Fact and Fiction in Satchmo at the Waldorf
FROM Henry V to Amadeus, most plays about historical figures are more or less fictionalized—usually more. So is Satchmo at the Waldorf. I’ve never claimed that it’s anything other than, as the script says, “a work of fiction, freely based on fact.” If you want to know which parts are true and which are made up, all you have to do is consult Pops, my 2009 biography of Louis Armstrong. If it’s in the play but not the book, it didn’t happen.
If you haven’t read Pops, it might interest you to know that:
• Everything that Armstrong says about his life and career in Satchmo is pretty much true—much truer than what you’ll find in the average Hollywood biopic.
• I invented all of the dialogue, but much of it is based on things that Armstrong and Miles Davis actually said or wrote. Virtually all of Glaser’s dialogue, by contrast, is made up out of whole cloth, since he gave few interviews and left behind no diary or personal letters.
• Armstrong was one of the first people in America to own a tape recorder. Starting in the late Forties, he recorded, among other things, his private conversations and personal reminiscences. More than six hundred of these tapes survive, and I was the first biographer to have access to them. It’s because I listened to so many of Armstrong’s tapes (which include the only known radio interview with Glaser) that I was able to suggest the way that he talked off stage.
• According to George Wein, the co-founder of the Newport Jazz Festival, Armstrong said in 1970, a year before his death, that he believed himself to have been betrayed by Glaser. That alleged betrayal is the hinge on which the plot of Satchmo at the Waldorf pivots. After seeing Satchmo off Broadway, Wein wrote to tell me that my portrayal of the Armstrong-Glaser relationship was accurate, and many other people who knew both men have since said the same thing.

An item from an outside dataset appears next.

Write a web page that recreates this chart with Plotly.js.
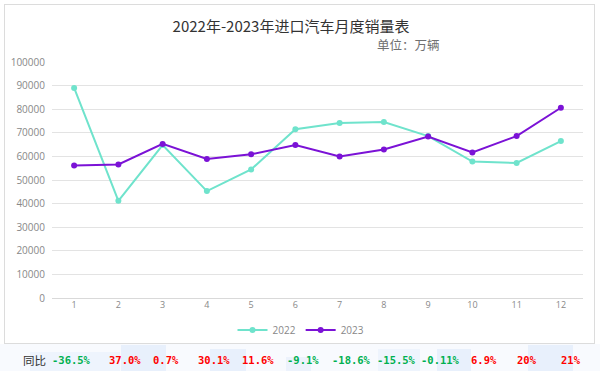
<!DOCTYPE html>
<html><head><meta charset="utf-8">
<script src="https://cdn.plot.ly/plotly-3.0.1.min.js"></script>
<style>
html,body{margin:0;padding:0;background:#fff;width:600px;height:371px;overflow:hidden;}
#box{position:absolute;left:4px;top:4px;width:589px;height:338px;border:1px solid #dcdcdc;background:#fff;}
.p{position:absolute;}
#chart{position:absolute;left:0;top:0;width:600px;height:371px;}
</style></head><body>
<div class="p" style="left:0;top:344px;width:600px;height:27px;background:#f8fafe"></div>
<div class="p" style="left:30px;top:352px;width:90px;height:19px;background:#eef4fd"></div>
<div class="p" style="left:121px;top:345px;width:45px;height:26px;background:#e8f0fc"></div>
<div class="p" style="left:210px;top:349px;width:36px;height:22px;background:#e8f0fc"></div>
<div class="p" style="left:286px;top:357px;width:25px;height:14px;background:#ecf2fc"></div>
<div class="p" style="left:378px;top:349px;width:42px;height:22px;background:#eef4fd"></div>
<div class="p" style="left:437px;top:349px;width:34px;height:22px;background:#e8f0fc"></div>
<div class="p" style="left:528px;top:345px;width:45px;height:26px;background:#e8f0fc"></div>
<div id="box"></div>
<div id="chart"></div>
<script>
const months = ['1','2','3','4','5','6','7','8','9','10','11','12'];
const sales2022 = [89000, 41200, 64800, 45300, 54500, 71500, 74200, 74600, 68600, 57800, 57200, 66500];
const sales2023 = [56100, 56600, 65300, 58900, 60900, 64800, 60000, 62900, 68400, 61700, 68600, 80600];
const yoyLabels = ['-36.5%','37.0%','0.7%','30.1%','11.6%','-9.1%','-18.6%','-15.5%','-0.11%','6.9%','20%','21%'];
const yoyPixelX = [71,125,166,214,258,303,351,396,440,484,527,571];

const W=600,H=371;
const annotations = [
  {text:'单位：万辆', xref:'paper', yref:'paper', x:(442-52)/531, y:(298-45)/236, xanchor:'right', yanchor:'middle', showarrow:false,
   font:{family:'Noto Sans CJK SC', size:12.5, color:'#707070'}},
  {text:'同比', xref:'paper', yref:'paper', x:(34-52)/531, y:(298-360)/236, xanchor:'center', yanchor:'middle', showarrow:false,
   font:{family:'Noto Sans CJK SC', size:11.5, color:'#333'}}
];
yoyLabels.forEach((t,i)=>{
  annotations.push({text:'<b>'+t+'</b>', xref:'paper', yref:'paper', x:(yoyPixelX[i]-52)/531, y:(298-360)/236,
    xanchor:'center', yanchor:'middle', showarrow:false,
    font:{family:'DejaVu Sans Mono', size:10.5, color: t.startsWith('-') ? '#00b050' : '#ff0000'}});
});

const traces = [
  {x:months, y:sales2022, name:'2022', type:'scatter', mode:'lines+markers',
   line:{color:'#6fe3cc', width:2}, marker:{color:'#6fe3cc', size:6}},
  {x:months, y:sales2023, name:'2023', type:'scatter', mode:'lines+markers',
   line:{color:'#7b12d6', width:2}, marker:{color:'#7b12d6', size:6}}
];
const layout = {
  width:W, height:H,
  paper_bgcolor:'rgba(0,0,0,0)', plot_bgcolor:'rgba(0,0,0,0)',
  margin:{l:52, r:17, t:62, b:73},
  title:{text:'2022年-2023年进口汽车月度销量表', xref:'container', yref:'container', x:291/600, xanchor:'center', y:1-27/371, yanchor:'middle',
    font:{family:'Noto Sans CJK SC', size:15, color:'#333'}},
  xaxis:{type:'category', range:[-0.5, 11.5], showgrid:false, zeroline:false, showline:false, ticks:'',
    tickfont:{family:'Open Sans', size:9, color:'#888'}, fixedrange:true},
  yaxis:{range:[0,100000], dtick:10000, showgrid:true, gridcolor:'#e3e3e3', gridwidth:1, zeroline:true, zerolinecolor:'#d9d9d9',
    showline:false, ticks:'', tickfont:{family:'Open Sans', size:10, color:'#888'}, ticklabelstandoff:6, tickformat:'d'},
  showlegend:true,
  legend:{orientation:'h', x:(301-52)/531, xanchor:'center', y:(298-330)/236, yanchor:'middle',
    font:{family:'Open Sans', size:10, color:'#888'}, itemwidth:30, tracegroupgap:0, bgcolor:'rgba(0,0,0,0)'},
  annotations: annotations
};
Plotly.newPlot('chart', traces, layout, {displayModeBar:false, staticPlot:true});
</script>
</body></html>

• Miles Davis criticizes Armstrong’s onstage behavior in Satchmo in much the same way that he did in real life: “Louis, he’s got to play the clown. Nod his head and grin real big like he’s some kind of old-time darky.” But he also said different things about Armstrong at different times, some of which closely track what he says in the play and some of which do not. My “Miles Davis” is a deliberately simplified version of the real Davis, a Greek-chorus character who expresses the hostile attitudes toward Armstrong’s performing persona that were widely shared by younger musicians, black and white alike.
• Some people have come away from Satchmo at the Waldorf supposing that Armstrong died penniless and had to work to the end of his life in order to pay his bills. Not so. In fact, he says exactly the opposite in Satchmo: “It ain’t about the money, got me plenty of that.”
• I don’t want to give away the “reveal” at the end of the play, so I’ll say only that Glaser’s rap sheet, as well as the contract that he reads out loud in his next-to-last scene, are both based on public records. I made up everything else—although it wouldn’t surprise me if it happened just like that.
I believe that Satchmo at the Waldorf is fundamentally accurate in its portrayal of Louis Armstrong’s personality and attitudes. Nevertheless, its “accuracy” is not that of a primary-source biography like Pops. Satchmo is a drama, with all the compression, transposition, and alteration implied by that word. If you’ve seen A Man for All Seasons, you’ll know what I was trying to do. If, on the other hand, you prefer the plain, unadorned facts...well, you know where to go!